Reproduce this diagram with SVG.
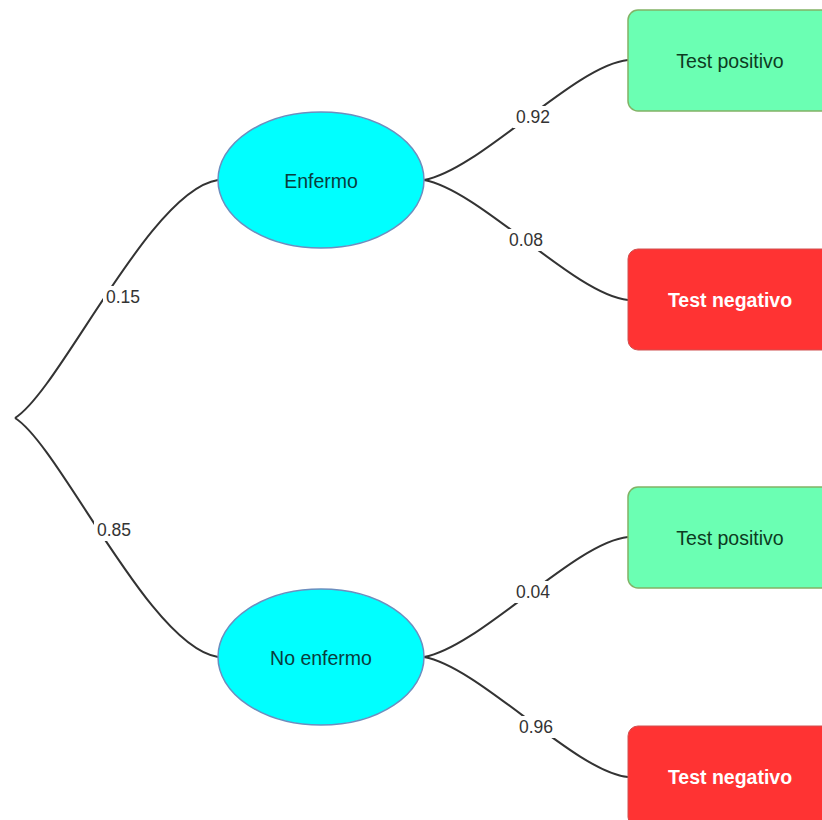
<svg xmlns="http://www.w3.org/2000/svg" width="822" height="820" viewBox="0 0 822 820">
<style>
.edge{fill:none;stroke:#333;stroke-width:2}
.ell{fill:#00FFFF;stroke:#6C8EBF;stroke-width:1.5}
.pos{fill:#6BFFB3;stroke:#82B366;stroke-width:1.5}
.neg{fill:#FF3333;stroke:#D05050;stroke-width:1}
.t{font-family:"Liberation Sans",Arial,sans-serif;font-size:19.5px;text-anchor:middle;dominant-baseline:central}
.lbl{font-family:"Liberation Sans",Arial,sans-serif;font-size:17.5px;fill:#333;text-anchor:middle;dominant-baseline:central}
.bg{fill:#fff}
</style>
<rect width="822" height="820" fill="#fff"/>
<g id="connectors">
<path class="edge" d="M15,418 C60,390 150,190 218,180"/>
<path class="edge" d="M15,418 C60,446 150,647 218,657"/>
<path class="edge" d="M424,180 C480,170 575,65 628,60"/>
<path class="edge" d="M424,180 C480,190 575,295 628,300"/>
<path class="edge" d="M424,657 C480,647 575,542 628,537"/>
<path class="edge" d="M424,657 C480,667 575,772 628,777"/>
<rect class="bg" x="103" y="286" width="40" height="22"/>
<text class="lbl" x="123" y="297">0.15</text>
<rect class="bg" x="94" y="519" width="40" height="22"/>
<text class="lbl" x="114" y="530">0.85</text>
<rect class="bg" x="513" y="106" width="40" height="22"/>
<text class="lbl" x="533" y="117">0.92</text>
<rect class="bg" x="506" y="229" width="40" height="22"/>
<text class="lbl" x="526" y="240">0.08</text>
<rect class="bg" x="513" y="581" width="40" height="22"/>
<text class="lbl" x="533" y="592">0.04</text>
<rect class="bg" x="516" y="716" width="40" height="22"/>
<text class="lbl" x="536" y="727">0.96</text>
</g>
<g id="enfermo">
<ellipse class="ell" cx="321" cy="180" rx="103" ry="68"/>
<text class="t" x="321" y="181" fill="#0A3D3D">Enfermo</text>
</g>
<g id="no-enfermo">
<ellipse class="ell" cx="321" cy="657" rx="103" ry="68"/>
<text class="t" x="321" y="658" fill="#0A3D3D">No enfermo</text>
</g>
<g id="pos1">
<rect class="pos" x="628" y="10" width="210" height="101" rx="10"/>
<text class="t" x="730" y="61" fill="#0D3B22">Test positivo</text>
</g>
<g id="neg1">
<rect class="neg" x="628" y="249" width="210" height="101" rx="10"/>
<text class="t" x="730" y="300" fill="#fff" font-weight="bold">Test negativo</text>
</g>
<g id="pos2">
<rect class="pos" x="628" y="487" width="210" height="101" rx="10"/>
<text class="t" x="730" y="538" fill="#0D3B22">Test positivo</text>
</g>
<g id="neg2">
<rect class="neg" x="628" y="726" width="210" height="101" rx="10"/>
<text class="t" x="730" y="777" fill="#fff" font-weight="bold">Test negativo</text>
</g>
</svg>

→ **Exercise description**
In this exercise, set down all of the data exactly, without the pictures.

→ **Result**
Reproduce this diagram with SVG.
<svg xmlns="http://www.w3.org/2000/svg" width="822" height="820" viewBox="0 0 822 820">
<style>
.edge{fill:none;stroke:#333;stroke-width:2}
.ell{fill:#00FFFF;stroke:#6C8EBF;stroke-width:1.5}
.pos{fill:#6BFFB3;stroke:#82B366;stroke-width:1.5}
.neg{fill:#FF3333;stroke:#D05050;stroke-width:1}
.t{font-family:"Liberation Sans",Arial,sans-serif;font-size:19.5px;text-anchor:middle;dominant-baseline:central}
.lbl{font-family:"Liberation Sans",Arial,sans-serif;font-size:17.5px;fill:#333;text-anchor:middle;dominant-baseline:central}
.bg{fill:#fff}
</style>
<rect width="822" height="820" fill="#fff"/>
<g id="connectors">
<path class="edge" d="M15,418 C60,390 150,190 218,180"/>
<path class="edge" d="M15,418 C60,446 150,647 218,657"/>
<path class="edge" d="M424,180 C480,170 575,65 628,60"/>
<path class="edge" d="M424,180 C480,190 575,295 628,300"/>
<path class="edge" d="M424,657 C480,647 575,542 628,537"/>
<path class="edge" d="M424,657 C480,667 575,772 628,777"/>
<rect class="bg" x="103" y="286" width="40" height="22"/>
<text class="lbl" x="123" y="297">0.15</text>
<rect class="bg" x="94" y="519" width="40" height="22"/>
<text class="lbl" x="114" y="530">0.85</text>
<rect class="bg" x="513" y="106" width="40" height="22"/>
<text class="lbl" x="533" y="117">0.92</text>
<rect class="bg" x="506" y="229" width="40" height="22"/>
<text class="lbl" x="526" y="240">0.08</text>
<rect class="bg" x="513" y="581" width="40" height="22"/>
<text class="lbl" x="533" y="592">0.04</text>
<rect class="bg" x="516" y="716" width="40" height="22"/>
<text class="lbl" x="536" y="727">0.96</text>
</g>
<g id="enfermo">
<ellipse class="ell" cx="321" cy="180" rx="103" ry="68"/>
<text class="t" x="321" y="181" fill="#0A3D3D">Enfermo</text>
</g>
<g id="no-enfermo">
<ellipse class="ell" cx="321" cy="657" rx="103" ry="68"/>
<text class="t" x="321" y="658" fill="#0A3D3D">No enfermo</text>
</g>
<g id="pos1">
<rect class="pos" x="628" y="10" width="210" height="101" rx="10"/>
<text class="t" x="730" y="61" fill="#0D3B22">Test positivo</text>
</g>
<g id="neg1">
<rect class="neg" x="628" y="249" width="210" height="101" rx="10"/>
<text class="t" x="730" y="300" fill="#fff" font-weight="bold">Test negativo</text>
</g>
<g id="pos2">
<rect class="pos" x="628" y="487" width="210" height="101" rx="10"/>
<text class="t" x="730" y="538" fill="#0D3B22">Test positivo</text>
</g>
<g id="neg2">
<rect class="neg" x="628" y="726" width="210" height="101" rx="10"/>
<text class="t" x="730" y="777" fill="#fff" font-weight="bold">Test negativo</text>
</g>
</svg>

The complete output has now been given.